Sunday, July 14, 2013

Emotional Effects of Sickle Cell

Most of what I share is of a personal nature, but this is a bit more so. I feel as though, in some ways, I have suffered a lot of loss in my life: I’ve lost a great many close personal friendships to betrayal, disagreements, and other kinds of fallout; I’ve lost my wife and daughter in a divorce; and I lost a sister who now dwells with God. As a result of these many lost relationships, I have created an emotional barrier around myself; or in Star Trek terms, I raised shields.

I have come to realize that I haven’t allowed myself to make an emotional connection with anybody for a very long time. I am of course close to family and certain friends. However, with most people, there is a depth of emotion that I am not allowing myself to make with others in the way I once did.

I was speaking to a couple of my friends the other day about this--they are a married couple--and one of them made an observation that really stuck with me. Her comment was basically this: “All your life you have endured a great amount of physical pain as a result of living with Sickle Cell Anemia. As a coping strategy, you’ve learned how to disconnect yourself from your physical pain; you’ve had to in order to endure the pain. It’s not a stretch to think that you have applied that to other areas of your life.”

I’ve had several days to think about that, and as I’ve pondered her words, I realized that she is 100% correct. I have learned to cope with all sorts of pain--be it physical, mental, emotional, or spiritual—by disconnecting myself from it. I want to emotionally connect with people in a deeper way than what I have been allowing myself to do. Coming to this realization is a good first step.

One of my reasons for sharing this is help shed some light on an invisible complication of Sickle Cell. Living with this illness, we endure levels of pain that are unimaginable to most people. To endure that pain, and how it impacts our life, we all find our own ways of coping with it. The pain we endure not only impacts our physical body, but our state of mind as well. My point is, if I have learned to disconnect myself from my emotional pain the same way I do my physical pain, then I am betting there are others out there who have done, and are doing, the same thing. I hope by sharing this realization with you, it will cause you to look inside yourself and ask, “Am I also doing this?”
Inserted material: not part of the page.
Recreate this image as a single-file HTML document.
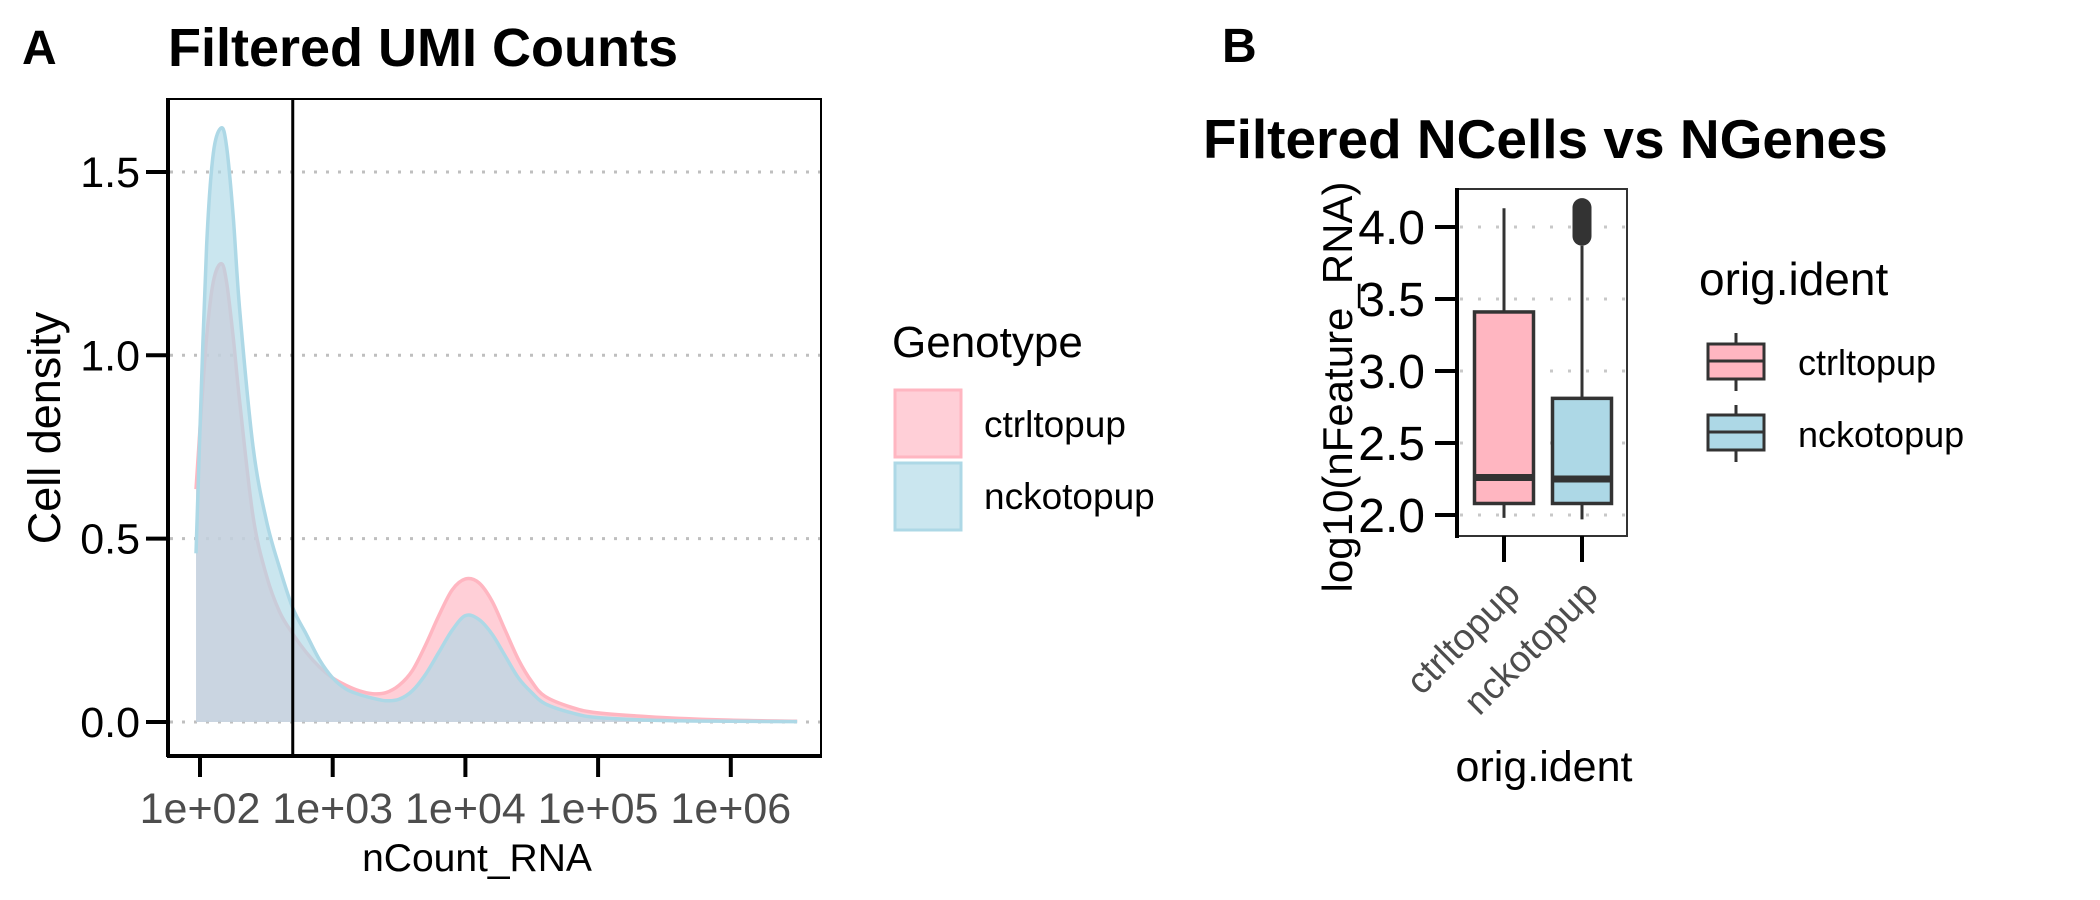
<!DOCTYPE html>
<html><head><meta charset="utf-8"><style>
html,body{margin:0;padding:0;background:#fff;}
svg{display:block;font-family:"Liberation Sans",Arial,sans-serif;}
</style></head><body>
<svg id="fig" width="2100" height="900" viewBox="0 0 2100 900" xmlns="http://www.w3.org/2000/svg">
<text x="22" y="64" font-size="48" font-weight="bold">A</text>
<text x="168" y="66" font-size="54" font-weight="bold">Filtered UMI Counts</text>
<g id="pa"></g>
<text transform="translate(60,428) rotate(-90)" text-anchor="middle" font-size="45">Cell density</text>
<text x="477" y="871" text-anchor="middle" font-size="39">nCount_RNA</text>
<g>
<text x="892" y="357" font-size="44">Genotype</text>
<rect x="895" y="390" width="66" height="67" fill="#FFB6C1" fill-opacity="0.65" stroke="#FFB6C1" stroke-width="3"/>
<rect x="895" y="463" width="66" height="67" fill="#ADD8E6" fill-opacity="0.65" stroke="#ADD8E6" stroke-width="3"/>
<text x="984" y="437" font-size="37">ctrltopup</text>
<text x="984" y="509" font-size="37">nckotopup</text>
</g>
<text x="1222" y="62" font-size="48" font-weight="bold">B</text>
<text x="1203" y="158" font-size="55" font-weight="bold">Filtered NCells vs NGenes</text>
<g id="pb"></g>
<text transform="translate(1352,387) rotate(-90)" text-anchor="middle" font-size="42">log10(nFeature_RNA)</text>
<text x="1544" y="781" text-anchor="middle" font-size="43">orig.ident</text>
<g>
<text x="1699" y="295" font-size="46">orig.ident</text>
<line x1="1736" y1="333" x2="1736" y2="391" stroke="#333" stroke-width="3"/>
<rect x="1708" y="344" width="56" height="35" fill="#FFB6C1" stroke="#333" stroke-width="3"/>
<line x1="1708" y1="361" x2="1764" y2="361" stroke="#333" stroke-width="3"/>
<line x1="1736" y1="405" x2="1736" y2="462" stroke="#333" stroke-width="3"/>
<rect x="1708" y="415" width="56" height="35" fill="#ADD8E6" stroke="#333" stroke-width="3"/>
<line x1="1708" y1="432" x2="1764" y2="432" stroke="#333" stroke-width="3"/>
<text x="1798" y="375" font-size="36">ctrltopup</text>
<text x="1798" y="447" font-size="36">nckotopup</text>
</g>
</svg>
<script>
const densX=[1.97,2.0,2.05,2.1,2.16,2.2,2.25,2.3,2.4,2.5,2.6,2.7,2.8,2.9,3.0,3.1,3.2,3.3,3.4,3.5,3.6,3.7,3.8,3.9,4.0,4.1,4.2,4.3,4.4,4.5,4.6,4.8,5.0,5.5,6.0,6.5];
const densCtrl=[0.635,0.8,1.05,1.2,1.25,1.2,1.05,0.87,0.56,0.4,0.3,0.24,0.19,0.15,0.12,0.1,0.085,0.077,0.08,0.1,0.14,0.21,0.29,0.36,0.39,0.38,0.33,0.25,0.17,0.11,0.07,0.04,0.025,0.012,0.005,0.002];
const densNcko=[0.46,0.8,1.3,1.55,1.62,1.57,1.38,1.12,0.75,0.55,0.42,0.31,0.24,0.17,0.12,0.09,0.075,0.065,0.058,0.062,0.085,0.13,0.19,0.25,0.29,0.28,0.24,0.18,0.12,0.08,0.05,0.025,0.012,0.004,0.002,0.001];
const yTicksA=[0,0.5,1.0,1.5];
const yTickLabelsA=["0.0","0.5","1.0","1.5"];
const xTicksA=[2,3,4,5,6];
const xTickLabelsA=["1e+02","1e+03","1e+04","1e+05","1e+06"];
const cutoff=500;
const boxCats=["ctrltopup","nckotopup"];
const boxQ1=[2.08,2.08];
const boxMed=[2.26,2.25];
const boxQ3=[3.41,2.81];
const boxLo=[1.98,1.97];
const boxHi=[4.13,3.87];
const outlierLo=[null,3.88];
const outlierHi=[null,4.19];
const yTicksB=[2.0,2.5,3.0,3.5,4.0];
const yTickLabelsB=["2.0","2.5","3.0","3.5","4.0"];
const NS="http://www.w3.org/2000/svg";
function mk(p,t,a){const e=document.createElementNS(NS,t);for(const k in a)e.setAttribute(k,a[k]);p.appendChild(e);return e;}
// Panel A
const pa=document.getElementById('pa');
const xA=v=>200+(v-2)*132.7, yA=v=>722-v*366.7;
for(let i=0;i<yTicksA.length;i++){
 const g=mk(pa,'line',{x1:170,x2:820,y1:yA(yTicksA[i]),y2:yA(yTicksA[i]),stroke:'#bfbfbf','stroke-width':3,'stroke-dasharray':'3 9'});
 
 
}
function smooth(xs,ys){
 const P=xs.map((x,i)=>[xA(x),yA(ys[i])]);let d='M'+P[0][0]+','+P[0][1];
 for(let i=0;i<P.length-1;i++){const p0=P[Math.max(0,i-1)],p1=P[i],p2=P[i+1],p3=P[Math.min(P.length-1,i+2)];
  d+=' C'+(p1[0]+(p2[0]-p0[0])/6)+','+(p1[1]+(p2[1]-p0[1])/6)+' '+(p2[0]-(p3[0]-p1[0])/6)+','+(p2[1]-(p3[1]-p1[1])/6)+' '+p2[0]+','+p2[1];}
 return d;}
[[densCtrl,'#FFB6C1','density-ctrltopup'],[densNcko,'#ADD8E6','density-nckotopup']].forEach(([ys,c,n])=>{
 const d=smooth(densX,ys);
 const a=mk(pa,'path',{d:d+' L'+xA(densX[densX.length-1])+','+yA(0)+' L'+xA(densX[0])+','+yA(0)+' Z',fill:c,'fill-opacity':0.65,stroke:'none'});
 
 
 const l=mk(pa,'path',{d:d,fill:'none',stroke:c,'stroke-width':3.5});
 
 
});
const vl=mk(pa,'line',{x1:xA(Math.log10(cutoff)),x2:xA(Math.log10(cutoff)),y1:99,y2:755,stroke:'#000','stroke-width':3});


const fa=mk(pa,'rect',{x:169,y:99,width:652,height:656,fill:'none',stroke:'#000','stroke-width':2});


mk(pa,'line',{x1:168,x2:168,y1:98,y2:757,stroke:'#000','stroke-width':4});
mk(pa,'line',{x1:167,x2:822,y1:756,y2:756,stroke:'#000','stroke-width':4});
for(let i=0;i<yTicksA.length;i++){
 mk(pa,'line',{x1:146,x2:168,y1:yA(yTicksA[i]),y2:yA(yTicksA[i]),stroke:'#000','stroke-width':4});
 const t=mk(pa,'text',{x:140,y:yA(yTicksA[i])+15,'text-anchor':'end','font-size':43,fill:'#000'});t.textContent=yTickLabelsA[i];
 
 
}
for(let i=0;i<xTicksA.length;i++){
 mk(pa,'line',{x1:xA(xTicksA[i]),x2:xA(xTicksA[i]),y1:756,y2:777,stroke:'#000','stroke-width':4});
 const t=mk(pa,'text',{x:xA(xTicksA[i]),y:823,'text-anchor':'middle','font-size':43,fill:'#4d4d4d'});t.textContent=xTickLabelsA[i];
 
 
}
// Panel B
const pb=document.getElementById('pb');
const yB=v=>515-(v-2)*144, xB=i=>1504+i*78;
mk(pb,'rect',{x:1458,y:189,width:169,height:347,fill:'#fff',stroke:'#333','stroke-width':2});
for(let i=0;i<yTicksB.length;i++){
 const g=mk(pb,'line',{x1:1460,x2:1625,y1:yB(yTicksB[i]),y2:yB(yTicksB[i]),stroke:'#c8c8c8','stroke-width':3,'stroke-dasharray':'3 15'});
 
 
}
const fills=['#FFB6C1','#ADD8E6'];
for(let i=0;i<boxCats.length;i++){
 const cx=xB(i);
 const w=mk(pb,'line',{x1:cx,x2:cx,y1:yB(boxHi[i]),y2:yB(boxLo[i]),stroke:'#333','stroke-width':3});
 
 
 if(outlierLo[i]!==null){
  const o=mk(pb,'line',{x1:cx,x2:cx,y1:yB(outlierHi[i])+8,y2:yB(outlierLo[i])-8,stroke:'#333','stroke-width':19,'stroke-linecap':'round'});
  
  
 }
 const b=mk(pb,'rect',{x:cx-29.5,y:yB(boxQ3[i]),width:59,height:yB(boxQ1[i])-yB(boxQ3[i]),fill:fills[i],stroke:'#333','stroke-width':3.5});
 
 
 const m=mk(pb,'line',{x1:cx-29.5,x2:cx+29.5,y1:yB(boxMed[i]),y2:yB(boxMed[i]),stroke:'#333','stroke-width':7});
 
 
 mk(pb,'line',{x1:cx,x2:cx,y1:536,y2:562,stroke:'#000','stroke-width':4});
 const t=mk(pb,'text',{transform:'translate('+(cx+18)+',596) rotate(-45)','text-anchor':'end','font-size':37,fill:'#4d4d4d'});t.textContent=boxCats[i];
 
 
}
mk(pb,'line',{x1:1457,x2:1457,y1:188,y2:538,stroke:'#000','stroke-width':4});
for(let i=0;i<yTicksB.length;i++){
 mk(pb,'line',{x1:1435,x2:1457,y1:yB(yTicksB[i]),y2:yB(yTicksB[i]),stroke:'#000','stroke-width':4});
 const t=mk(pb,'text',{x:1425,y:yB(yTicksB[i])+17,'text-anchor':'end','font-size':48,fill:'#000'});t.textContent=yTickLabelsB[i];
 
 
}
</script>
</body></html>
My second reason for sharing this is directed toward people who do not live with Sickle Cell. Awareness. Awareness. Awareness. People need to be aware that Sickle Cell doesn’t just affect our body, but also our emotions, our relationships, and how we interact with others. Sickle Cell Anemia impacts us psychologically more than we sometimes realizes; and I also think that often goes unaddressed and underestimated by others.

It’s important for us to take time to introspect, to ponder the ways our illness emotionally influences us in negative and positive ways. I personally am trying to look within myself and see how I can improve upon myself, upon the relationships I have, and improve upon the relationships I want to have with others. I encourage you, my readers, to do likewise.

Saturday, July 6, 2013

40th Birthday with Sickle Cell

The post for the week is short and sweet; I am 40 years old! That's crazy; but in an entirely wonderful way. What a blessing it is to be alive!